Unread post by athenian200 » 2019-03-19, 22:03

I think it's really a shame that you had to give up your ad revenue on the start page in order to get these people to not list your browser as spyware. I really don't see how Chrome, or Firefox, or any other browser wouldn't be considered spyware by the definition he's giving. Those browsers do things that are a lot less privacy and security friendly. Then again, I've seen people use warped definitions of "security" such that they say it's not safe to avoid relying on Google's services to protect you online by sending them all your info.
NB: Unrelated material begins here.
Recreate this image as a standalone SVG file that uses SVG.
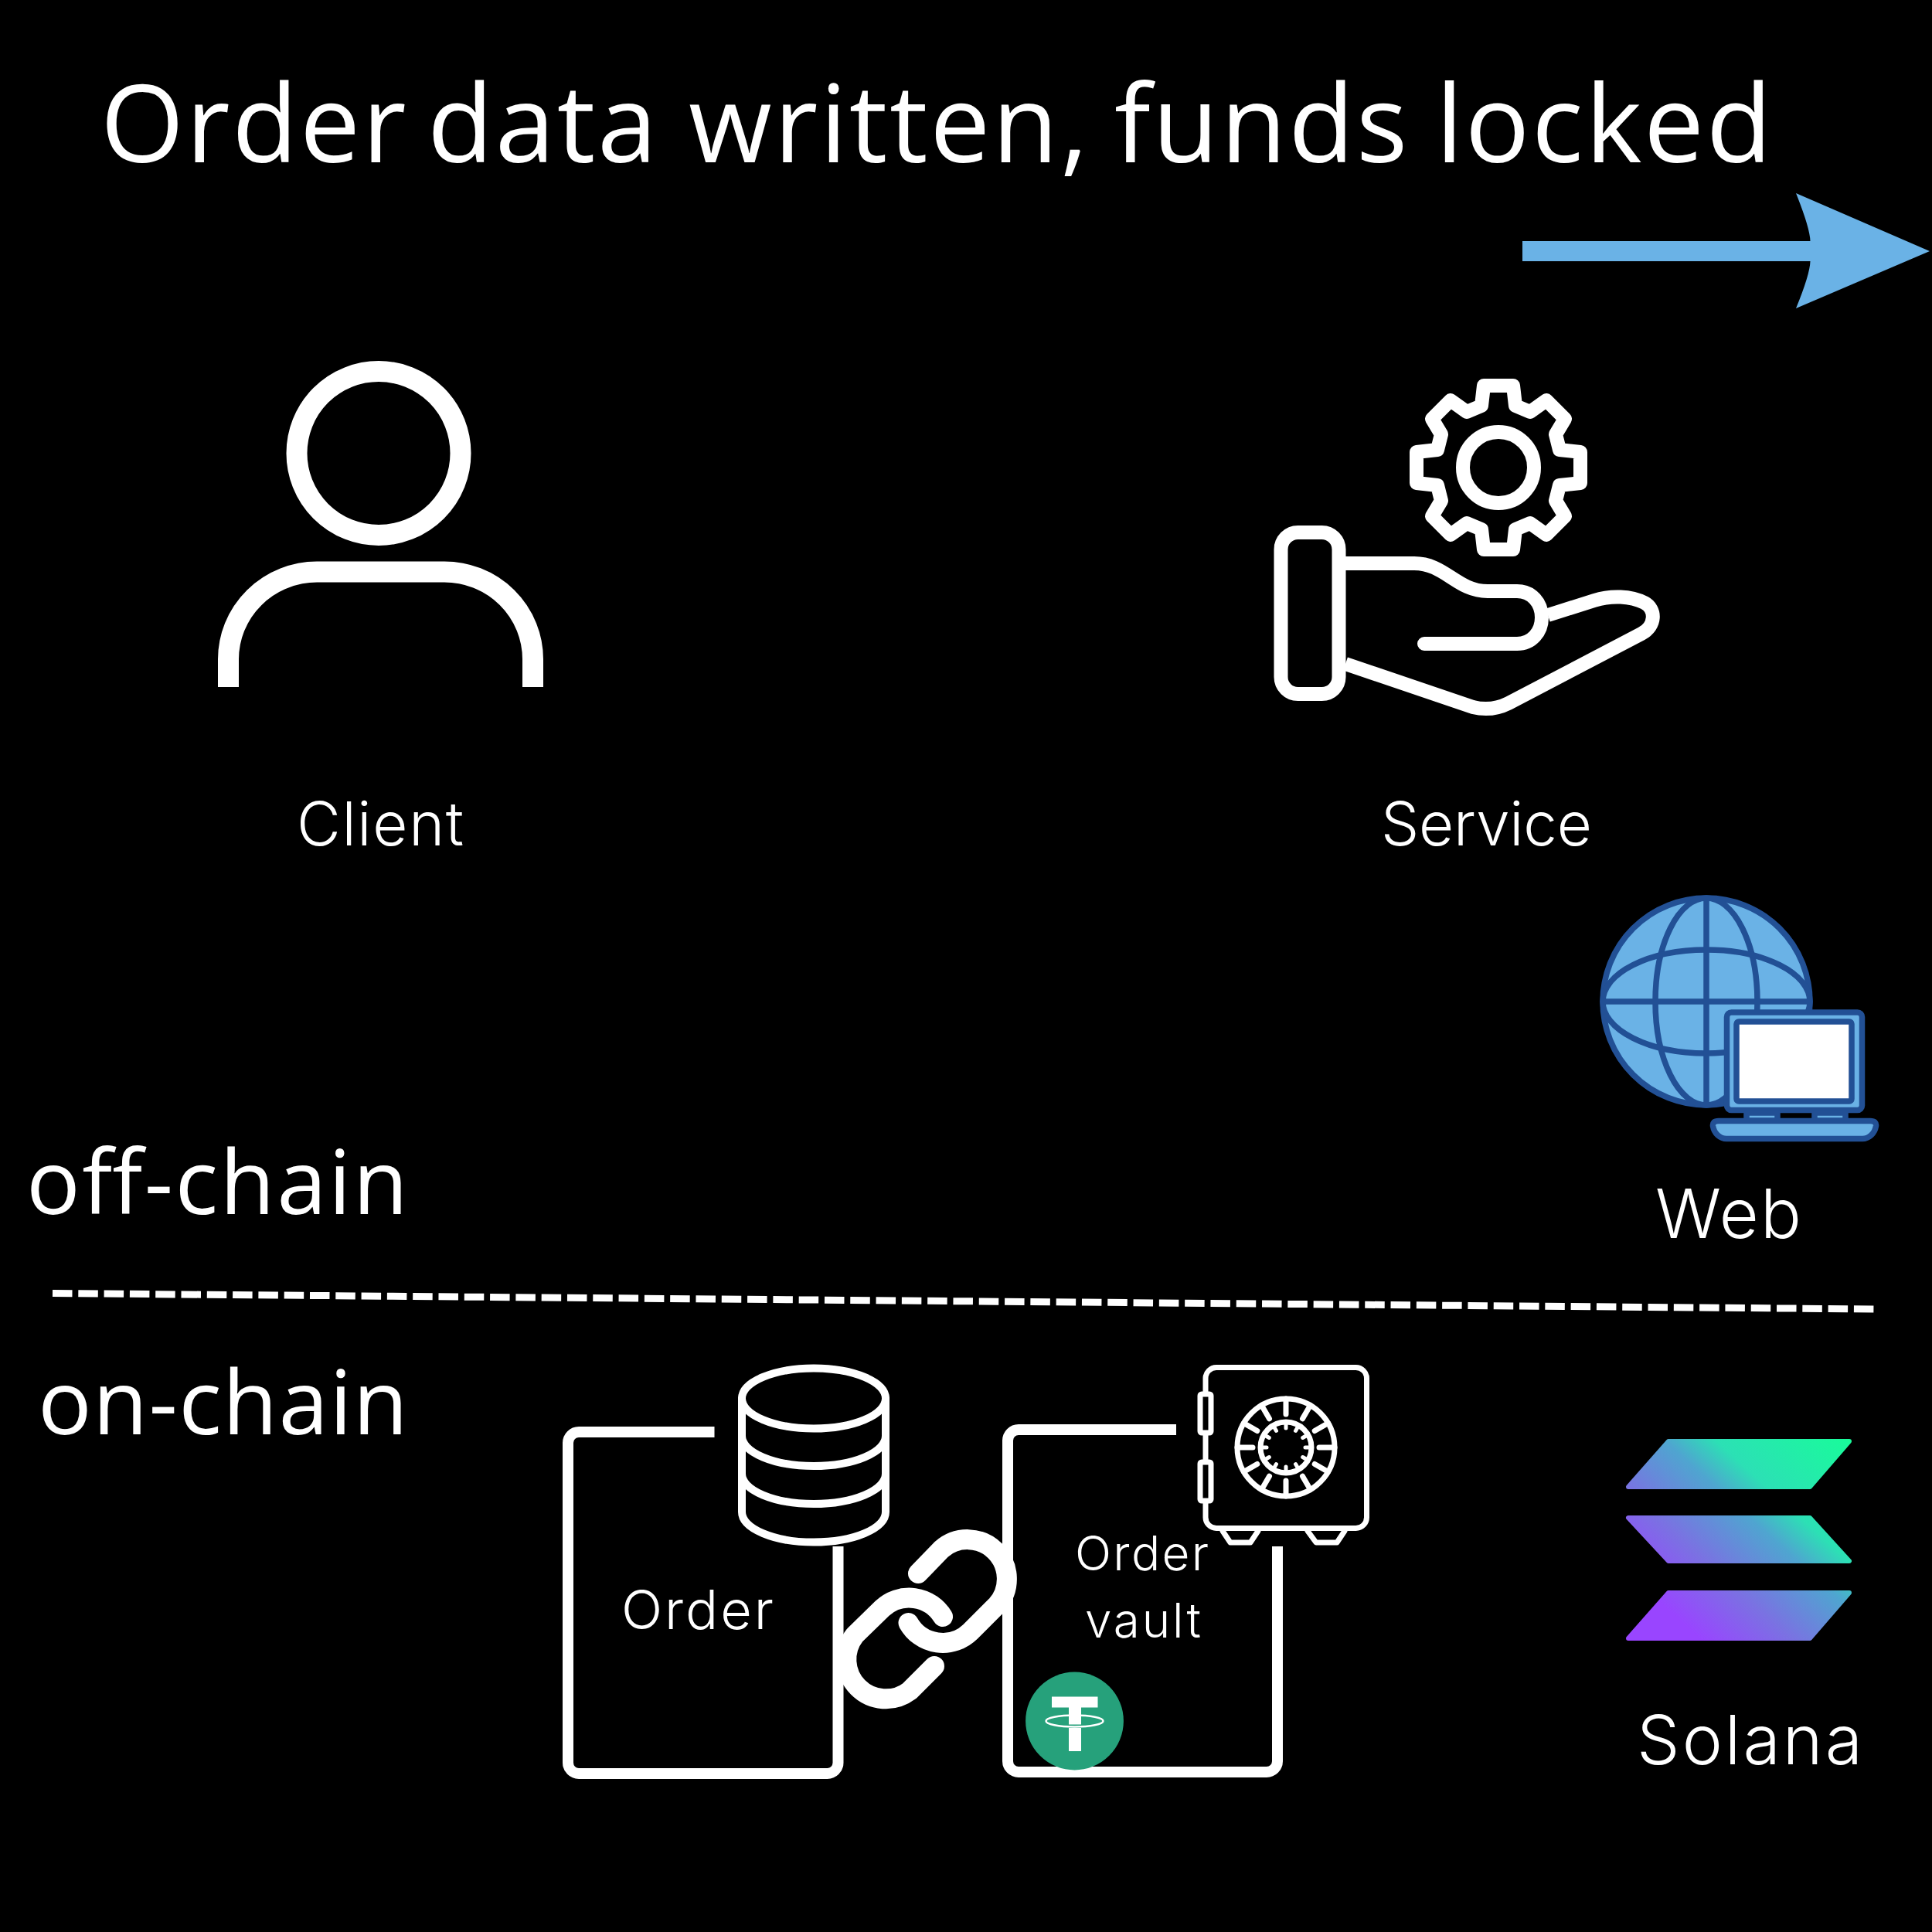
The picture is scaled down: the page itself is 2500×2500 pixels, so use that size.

Anyway, while the ultimate goal of the software should be to be funded by patrons, I feel like it's better to take advantage of the ad revenue for as long as you can do so without the advertisers demanding to have some influence over your product. That is to say, I don't think there's any shame in taking all the money you can get early on and investing it into the browser, so that when the time comes that the advertisers want a say in the browser's direction, you have a bigger reputation and a bit of a financial cushion to fall back on.

Having to give up more of that revenue now means less money to develop and promote the browser, which means fewer opportunities for new users who could become new patrons. This article may well prove to have inflicted serious damage on Pale Moon's long-term future prospects given what you were forced to do as a form of damage control.
Last edited by athenian200 on 2019-03-19, 22:06, edited 1 time in total.